Recent Improvements in Subgrid-Scale Cloud Paramaterizations in the Rapid Refresh and High-Resolution Rapid Refresh

The 13-km Rapid Refresh (RAP) and 3-km convection-allowing High-Resolution Rapid Refresh (HRRR) are hourly-updating forecast models that support short-range forecasting interests within the contiguous United States. Experimental versions of these models have shown forecast performance gains over predecessor versions, in part, due to enhancements to the Mellor–Yamada–Nakanishi–Niino (MYNN) planetary boundary layer (PBL) scheme and the Grell–Freitas–Olson (GFO) shallow-convection (ShCu) scheme. These enhancements have provided an improved representation of subgrid-scale shallow cumulus clouds atop unstable boundary layers, along with better coupling of this information with the radiation parameterization.

Recent work has sought to further improve the treatment of subgrid-scale clouds by incorporating probability density function (PDF) components into the PBL and ShCu schemes. These PDFs aim to predict the distributions of cloud properties (for stratus and cumulus) and the “activation” of shallow cumulus within each grid cell and time step. Compared to the subgrid cloud treatment in the operational versions of the RAP and HRRR, where subgrid cloud information is contributed by disparate physical parameterizations, a subgrid cloud scheme with PDF components may be advantageous by functioning as a unified eddy diffusivity/mass-flux (EDMF)-type scheme (currently in development) for all subgrid clouds, capable of accounting for shallow cumulus and stratiform clouds.

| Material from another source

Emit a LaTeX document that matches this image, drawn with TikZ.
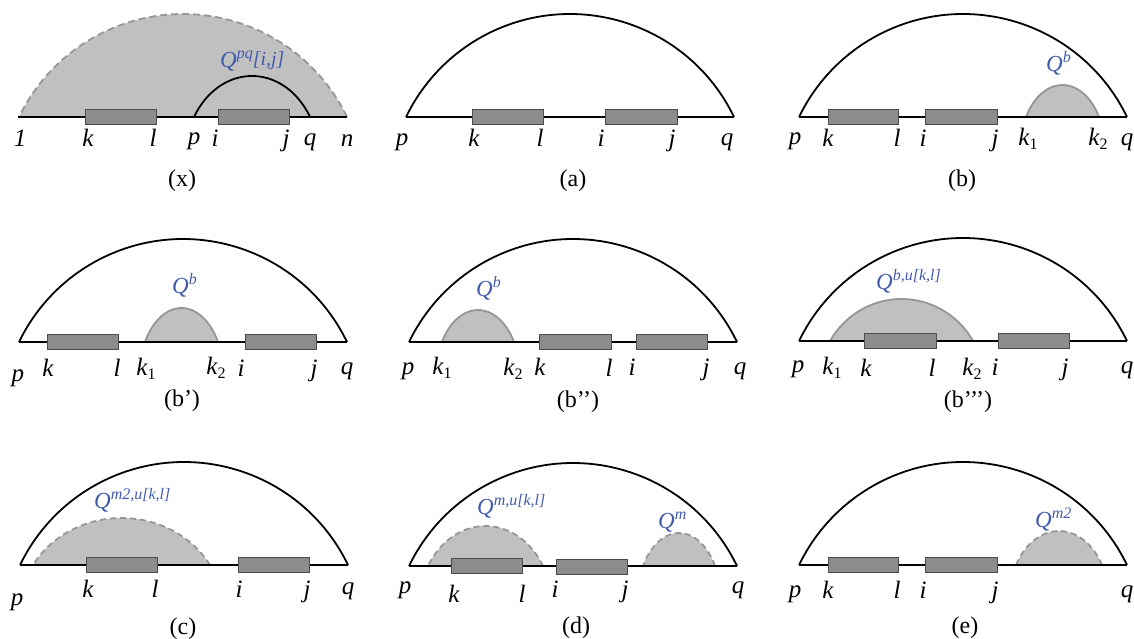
\documentclass[tikz,border=0pt]{standalone}
\usepackage{fontspec}
\setmainfont{Liberation Serif}
\definecolor{qblue}{RGB}{66,90,172}
\definecolor{fillgray}{RGB}{192,192,192}
\definecolor{boxgray}{RGB}{140,140,140}
\definecolor{edgegray}{RGB}{150,150,150}
\tikzset{
  baseln/.style={line width=1.8pt, black},
  bigarc/.style={line width=1.8pt, black},
  segbox/.style={draw=black!70, line width=0.9pt, fill=boxgray},
  solidbump/.style={fill=fillgray, draw=edgegray, line width=1.8pt},
  dashbump/.style={fill=fillgray, draw=edgegray, line width=1.8pt, dash pattern=on 6pt off 4pt},
  blackbump/.style={draw=black, line width=1.8pt},
  lbl/.style={anchor=base, inner sep=0pt, font=\fontsize{25}{29}\selectfont\itshape},
  capt/.style={anchor=base, inner sep=0pt, font=\fontsize{24}{28}\selectfont},
  qlbl/.style={anchor=base west, inner sep=0pt, text=qblue, font=\fontsize{23}{27}\selectfont\itshape},
}
% big arc from right end (x = #2) at baseline #3
\newcommand{\BigArc}[3]{\draw[#1] (#2,-#3) arc[start angle=25.75, end angle=154.25, radius=182.06pt];}
% bump (elliptical segment): style, x1, x2, baseline, height
\newcommand{\Bump}[5]{\path[#1] (#3,-#4) arc[start angle=30, end angle=150, x radius={0.57735*(#3-#2)*1pt}, y radius={2*#5*1pt}];}
% segment box: x1, x2, baseline
\newcommand{\Seg}[3]{\draw[segbox] (#1,{-#3+7.5}) rectangle (#2,{-#3-7.5});}
\newcommand{\kk}[1]{k\raisebox{-4pt}{\fontsize{16}{16}\selectfont\upshape #1}}
\newcommand{\Qs}[1]{Q\raisebox{9pt}{\fontsize{16}{16}\selectfont #1}}
\begin{document}
\begin{tikzpicture}[x=1pt,y=1pt]
\useasboundingbox (0,0) rectangle (1134,-639);
\fill[white] (0,0) rectangle (1134,-639);

% ===== (x) =====
\fill[fillgray] (347,-117) arc[start angle=25.75, end angle=154.25, radius=182.06pt] -- cycle;
\draw[edgegray, line width=1.8pt, dash pattern=on 7pt off 4pt] (347,-117) arc[start angle=25.75, end angle=154.25, radius=182.06pt];
\coordinate (xp) at (18,-117); \coordinate (xq) at (347,-117);
\draw[baseln] (xp) -- (xq);
\Bump{blackbump}{194}{310}{117}{41}
\Seg{85}{156}{117} \Seg{218}{289}{117}
\node[qlbl] (xQ) at (220,-68) {Q\raisebox{9pt}{\fontsize{16}{16}\selectfont pq}\raisebox{2pt}{\fontsize{20}{20}\selectfont [i,j]}};
\node[lbl] (x1) at (20,-147) {1};
\node[lbl] (xk) at (88,-147) {k};
\node[lbl] (xl) at (153,-147) {l};
\node[lbl] (xpl) at (194,-145) {p};
\node[lbl] (xi) at (215,-147) {i};
\node[lbl] (xj) at (286,-147) {j};
\node[lbl] (xql) at (310,-146) {q};
\node[lbl] (xn) at (347,-147) {n};
\node[capt] (xc) at (182,-186) {(x)};

% ===== (a) =====
\coordinate (ap) at (406,-117); \coordinate (aq) at (734,-117);
\draw[baseln] (ap) -- (aq);
\BigArc{bigarc}{734}{117}
\Seg{472}{543}{117} \Seg{605}{677}{117}
\node[lbl] (apl) at (402,-146) {p};
\node[lbl] (ak) at (474,-147) {k};
\node[lbl] (al) at (540,-147) {l};
\node[lbl] (ai) at (601,-147) {i};
\node[lbl] (aj) at (672,-147) {j};
\node[lbl] (aql) at (727,-146) {q};
\node[capt] (ac) at (573,-186) {(a)};

% ===== (b) =====
\Bump{solidbump}{1026}{1099}{117}{32}
\coordinate (bp) at (799,-117); \coordinate (bq) at (1127,-117);
\draw[baseln] (bp) -- (bq);
\BigArc{bigarc}{1127}{117}
\Seg{828}{898}{117} \Seg{925}{997}{117}
\node[qlbl] (bQ) at (1046,-72) {\Qs{b}};
\node[lbl] (bpl) at (795,-145) {p};
\node[lbl] (bk) at (828,-147) {k};
\node[lbl] (bl) at (897,-147) {l};
\node[lbl] (bi) at (923,-147) {i};
\node[lbl] (bj) at (995,-147) {j};
\node[lbl] (bk1) at (1028,-146) {\kk{1}};
\node[lbl] (bk2) at (1098,-146) {\kk{2}};
\node[lbl] (bql) at (1127,-146) {q};
\node[capt] (bc) at (962,-186) {(b)};

% ===== (b') =====
\Bump{solidbump}{145}{218}{342}{34}
\coordinate (b1p) at (19,-342); \coordinate (b1q) at (347,-342);
\draw[baseln] (b1p) -- (b1q);
\BigArc{bigarc}{347}{342}
\Seg{47}{118}{342} \Seg{245}{316}{342}
\node[qlbl] (b1Q) at (172,-293) {\Qs{b}};
\node[lbl] (b1pl) at (18,-381) {p};
\node[lbl] (b1k) at (48,-376) {k};
\node[lbl] (b1l) at (117,-376) {l};
\node[lbl] (b1k1) at (146,-375) {\kk{1}};
\node[lbl] (b1k2) at (216,-374) {\kk{2}};
\node[lbl] (b1i) at (241,-376) {i};
\node[lbl] (b1j) at (314,-376) {j};
\node[lbl] (b1ql) at (347,-374) {q};
\node[capt] (b1c) at (182,-406) {(b’)};

% ===== (b'') =====
\Bump{solidbump}{442}{514}{342}{32}
\coordinate (b2p) at (409,-342); \coordinate (b2q) at (737,-342);
\draw[baseln] (b2p) -- (b2q);
\BigArc{bigarc}{737}{342}
\Seg{539}{611}{342} \Seg{636}{707}{342}
\node[qlbl] (b2Q) at (476,-296) {\Qs{b}};
\node[lbl] (b2pl) at (408,-374) {p};
\node[lbl] (b2k1) at (442,-374) {\kk{1}};
\node[lbl] (b2k2) at (513,-375) {\kk{2}};
\node[lbl] (b2k) at (540,-375) {k};
\node[lbl] (b2l) at (609,-376) {l};
\node[lbl] (b2i) at (632,-375) {i};
\node[lbl] (b2j) at (706,-375) {j};
\node[lbl] (b2ql) at (740,-374) {q};
\node[capt] (b2c) at (578,-407) {(b’’)};

% ===== (b''') =====
\Bump{solidbump}{830}{973}{341}{42}
\coordinate (b3p) at (799,-341); \coordinate (b3q) at (1127,-341);
\draw[baseln] (b3p) -- (b3q);
\BigArc{bigarc}{1127}{341}
\Seg{864}{936}{341} \Seg{998}{1069}{341}
\node[qlbl] (b3Q) at (876,-289) {\Qs{b,u[k,l]}};
\node[lbl] (b3pl) at (798,-372) {p};
\node[lbl] (b3k1) at (832,-374) {\kk{1}};
\node[lbl] (b3k) at (866,-376) {k};
\node[lbl] (b3l) at (932,-376) {l};
\node[lbl] (b3k2) at (972,-375) {\kk{2}};
\node[lbl] (b3i) at (995,-375) {i};
\node[lbl] (b3j) at (1065,-375) {j};
\node[lbl] (b3ql) at (1127,-373) {q};
\node[capt] (b3c) at (968,-407) {(b’’’)};

% ===== (c) =====
\Bump{dashbump}{33}{210}{565}{47}
\coordinate (cp) at (20,-565); \coordinate (cq) at (348,-565);
\draw[baseln] (cp) -- (cq);
\BigArc{bigarc}{348}{565}
\Seg{86}{157}{565} \Seg{238}{309}{565}
\node[qlbl] (cQ) at (94,-508) {\Qs{m2,u[k,l]}};
\node[lbl] (cpl) at (17,-605) {p};
\node[lbl] (ck) at (88,-597) {k};
\node[lbl] (cl) at (155,-597) {l};
\node[lbl] (ci) at (239,-597) {i};
\node[lbl] (cj) at (307,-597) {j};
\node[lbl] (cql) at (348,-594) {q};
\node[capt] (cc) at (183,-634) {(c)};

% ===== (d) =====
\Bump{dashbump}{428}{543}{566}{40}
\Bump{dashbump}{643}{715}{566}{33}
\coordinate (dp) at (409,-566); \coordinate (dq) at (737,-566);
\draw[baseln] (dp) -- (dq);
\BigArc{bigarc}{737}{566}
\Seg{451}{522}{565.5} \Seg{556}{627}{566.5}
\node[qlbl] (dQ1) at (477,-514) {\Qs{m,u[k,l]}};
\node[qlbl] (dQ2) at (658,-528) {\Qs{m}};
\node[lbl] (dpl) at (405,-593) {p};
\node[lbl] (dk) at (454,-602) {k};
\node[lbl] (dl) at (522,-602) {l};
\node[lbl] (di) at (555,-597) {i};
\node[lbl] (dj) at (625,-597) {j};
\node[lbl] (dql) at (738,-593) {q};
\node[capt] (dc) at (576,-633) {(d)};

% ===== (e) =====
\Bump{dashbump}{1016}{1102}{565}{34}
\coordinate (ep) at (799,-565); \coordinate (eq) at (1127,-565);
\draw[baseln] (ep) -- (eq);
\BigArc{bigarc}{1127}{565}
\Seg{828}{898}{565} \Seg{925}{997}{565}
\node[qlbl] (eQ) at (1035,-527) {\Qs{m2}};
\node[lbl] (epl) at (795,-597) {p};
\node[lbl] (ek) at (828,-598) {k};
\node[lbl] (el) at (897,-598) {l};
\node[lbl] (ei) at (923,-598) {i};
\node[lbl] (ej) at (995,-598) {j};
\node[lbl] (eql) at (1127,-597) {q};
\node[capt] (ec) at (965,-633) {(e)};
\end{tikzpicture}
\end{document}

Results from single simulations and retrospective testing periods using this improved subgrid cloud scheme will be shown. Forecast verification metrics of shortwave flux and cloud ceiling, which have particular importance for renewable energy and aviation applications, will also be presented. Finally, case study results from testing the scheme in a 750-m HRRR nest will be discussed.